# SUPPLIED INFORMATION start

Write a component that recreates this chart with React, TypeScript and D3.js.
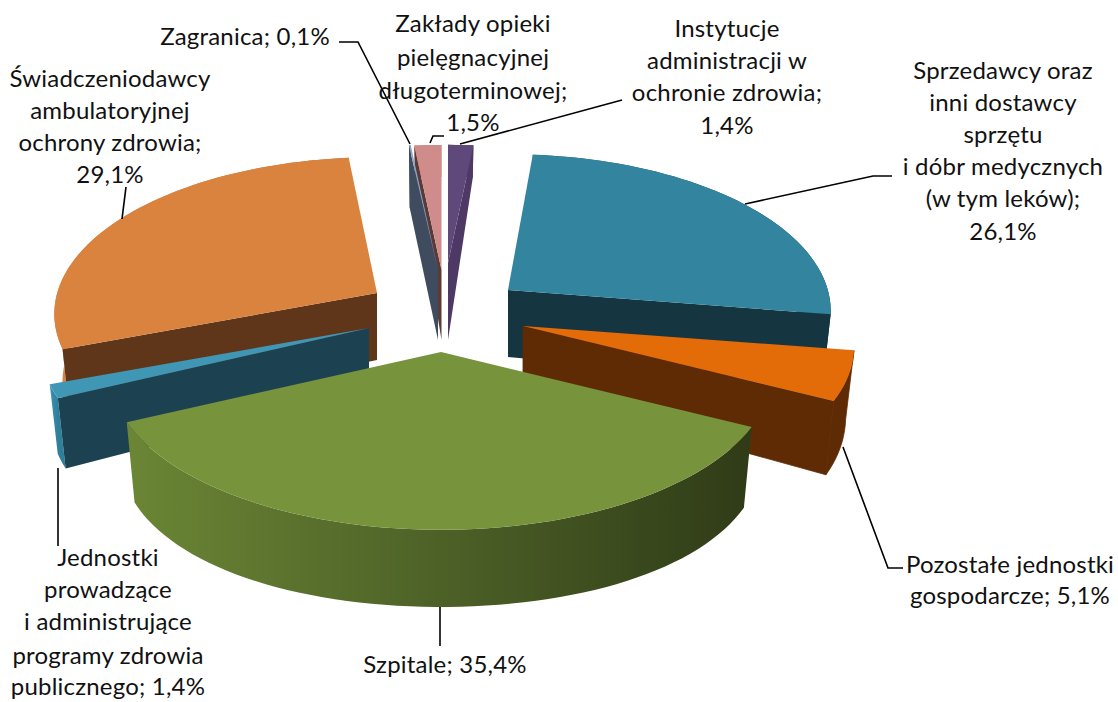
import React from "react";
import * as d3 from "d3";

// Health-care spending shares, clockwise from twelve o'clock.
const categories = [
  "Instytucje",
  "Sprzedawcy",
  "Pozostałe",
  "Szpitale",
  "Jednostki",
  "Świadczeniodawcy",
  "Zagranica",
  "Zakłady",
];
const shares = [1.4, 26.1, 5.1, 35.4, 1.4, 29.1, 0.1, 1.5];

const labelLines = [
  ["Instytucje", "administracji w", "ochronie zdrowia;", "{v}"],
  ["Sprzedawcy oraz", "inni dostawcy", "sprzętu", "i dóbr medycznych", "(w tym leków);", "{v}"],
  ["Pozostałe jednostki", "gospodarcze; {v}"],
  ["Szpitale; {v}"],
  ["Jednostki", "prowadzące", "i administrujące", "programy zdrowia", "publicznego; {v}"],
  ["Świadczeniodawcy", "ambulatoryjnej", "ochrony zdrowia;", "{v}"],
  ["Zagranica; {v}"],
  ["Zakłady opieki", "pielęgnacyjnej", "długoterminowej;", "{v}"],
];

// Text anchor for each label: centre x and the baseline of each line.
const labelX = [727, 1003, 1010, 445, 108, 110, 245, 473];
const labelBaselines = [
  [37, 69, 101, 134],
  [79, 111, 143, 175, 207, 240],
  [573, 604],
  [673],
  [566, 598, 630, 664, 695],
  [87, 119, 151, 183],
  [45],
  [32, 66, 99, 131],
];

const leaders: [number, number][][] = [
  [[460, 144], [622, 100]],
  [[745, 204], [873, 176], [892, 176]],
  [[843, 447], [888, 568], [903, 568]],
  [[440, 607], [440, 646]],
  [[58, 468], [58, 546]],
  [[122, 219], [126, 187]],
  [[339, 42], [358, 42], [410, 144]],
  [[430, 143], [433, 136], [444, 136]],
];

const topColors = ["#5f497a", "#32849f", "#e36c09", "#77933c", "#3f97b5", "#da833e", "#8aa4cc", "#cf8c8a"];
const faceColors = ["#4d3866", "#153540", "#5e2b04", "#4f6327", "#1c4252", "#5f361a", "#3f4c5f", "#5a3a36"];
const rimStops = [
  ["#4d3866", "#4d3866"],
  ["#2a6a80", "#153540"],
  ["#5e2b04", "#5e2b04"],
  ["#6b8635", "#4d6127", "#2f3b17"],
  ["#3b93b0", "#2f7f9b"],
  ["#d9823d", "#b86f33"],
  ["#3f4c5f", "#3f4c5f"],
  ["#cf8c8a", "#cf8c8a"],
];

// Where each exploded slice's tip sits, and how each slice is squeezed.
const apex: [number, number][] = [
  [448, 263], [508, 290], [523, 326], [441, 352], [369, 328], [377, 293], [438, 270], [441.5, 270],
];
const sliceDepth = [77, 67, 65, 72, 62, 67, 70, 70];
const sliceRadius = [1, 0.975, 1, 1, 0.99, 0.975, 1, 1];
const backTilt = [0.87, 1, 1, 1, 1, 1, 0.92, 0.92];
const bottomBack = [163, 163, 163, 163, 163, 163, 133, 163];

// Painter's order, rearmost slice first.
const paintOrder = [7, 6, 0, 1, 5, 4, 2, 3];

const RX = 328;
const RY = 154;
const PERSPECTIVE = 0.134;
const BOTTOM_SHRINK = 0.975;
const BOTTOM_FRONT = 183;

const pie = d3.pie<number>().sort(null).value((d) => d);
const arcs = pie(shares);

const topPoint = (i: number, theta: number, r = 1): [number, number] => {
  const z = -Math.cos(theta) * r;
  const s = 1 / (1 - PERSPECTIVE * z);
  const tilt = z < 0 ? backTilt[i] : 1;
  return [apex[i][0] + r * sliceRadius[i] * RX * Math.sin(theta) * s, apex[i][1] + RY * z * s * tilt];
};

const bottomPoint = (i: number, theta: number, r = 1): [number, number] => {
  const z = -Math.cos(theta) * r;
  const s = 1 / (1 - PERSPECTIVE * z);
  const ry = z < 0 ? bottomBack[i] : BOTTOM_FRONT;
  return [
    apex[i][0] + r * sliceRadius[i] * RX * BOTTOM_SHRINK * Math.sin(theta) * s,
    apex[i][1] + sliceDepth[i] + ry * z,
  ];
};

const line = d3.line<[number, number]>();

const arcSamples = (a: number, b: number) => {
  const n = Math.max(2, Math.ceil(((b - a) / Math.PI) * 90));
  return d3.range(n + 1).map((k) => a + ((b - a) * k) / n);
};

const formatShare = (v: number) => `${v.toFixed(1).replace(".", ",")}%`;

function Slice({ i }: { i: number }) {
  const { startAngle: a, endAngle: b } = arcs[i];
  const thetas = arcSamples(a, b);
  const topArc = thetas.map((t) => topPoint(i, t));
  const bottomArc = thetas.map((t) => bottomPoint(i, t));
  const tipTop = apex[i];
  const tipBottom: [number, number] = [apex[i][0], apex[i][1] + sliceDepth[i]];
  const rim = [...topArc, ...bottomArc.slice().reverse()];
  const startFace = [tipTop, topArc[0], bottomArc[0], tipBottom] as [number, number][];
  const last = topArc.length - 1;
  const endFace = [tipTop, topArc[last], bottomArc[last], tipBottom] as [number, number][];
  // A cut face only shows when it turns towards the viewer.
  const showStart = a > Math.PI;
  const showEnd = b < Math.PI;
  const seam = i === 2 ? faceColors[i] : "none";
  return (
    <g data-name={categories[i]}>
      <path d={line(rim) + "Z"} fill={`url(#rim${i})`} stroke={seam} strokeWidth={0.8} />
      {showStart && <path d={line(startFace) + "Z"} fill={faceColors[i]} />}
      {showEnd && <path d={line(endFace) + "Z"} fill={faceColors[i]} stroke={seam} strokeWidth={0.8} />}
      <path d={line([tipTop, ...topArc]) + "Z"} fill={topColors[i]} />
    </g>
  );
}

export default function App() {
  return (
    <svg
      width={1118}
      height={702}
      style={{ position: "absolute", left: 0, top: 0, background: "#fff" }}
      fontFamily="Lato, 'Open Sans', sans-serif"
    >
      <defs>
        {shares.map((_, i) => {
          const xs = arcSamples(arcs[i].startAngle, arcs[i].endAngle).map((t) => topPoint(i, t)[0]);
          const [lo, hi] = d3.extent(xs) as [number, number];
          return (
            <linearGradient key={i} id={`rim${i}`} gradientUnits="userSpaceOnUse" x1={lo} x2={hi} y1={0} y2={0}>
              {rimStops[i].map((c, k) => (
                <stop key={k} offset={k / (rimStops[i].length - 1)} stopColor={c} />
              ))}
            </linearGradient>
          );
        })}
      </defs>
      {paintOrder.map((i) => (
        <Slice key={i} i={i} />
      ))}
      {leaders.map((pts, i) => (
        <path key={i} d={line(pts) ?? ""} fill="none" stroke="#000" strokeWidth={1.6} />
      ))}
      {labelLines.map((lines, i) =>
        lines.map((t, k) => (
          <text
            key={`${i}-${k}`}
            x={labelX[i]}
            y={labelBaselines[i][k]}
            textAnchor="middle"
            fontSize={24}
            letterSpacing={0.2}
            fill="#111"
          >
            {t.replace("{v}", formatShare(shares[i]))}
          </text>
        ))
      )}
    </svg>
  );
}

# SUPPLIED INFORMATION end

● **AIM OF THE EXERCISE**: Begin at the first line of the data above and repeat each line exactly, stopping after the line containing "const shares = [1.4, 26.1, 5.1, 35.4, 1.4, 29.1, 0.1, 1.5];". Omit the pictures.

● **SOLUTION TO THIS TASK**:
Write a component that recreates this chart with React, TypeScript and D3.js.
import React from "react";
import * as d3 from "d3";

// Health-care spending shares, clockwise from twelve o'clock.
const categories = [
  "Instytucje",
  "Sprzedawcy",
  "Pozostałe",
  "Szpitale",
  "Jednostki",
  "Świadczeniodawcy",
  "Zagranica",
  "Zakłady",
];
const shares = [1.4, 26.1, 5.1, 35.4, 1.4, 29.1, 0.1, 1.5];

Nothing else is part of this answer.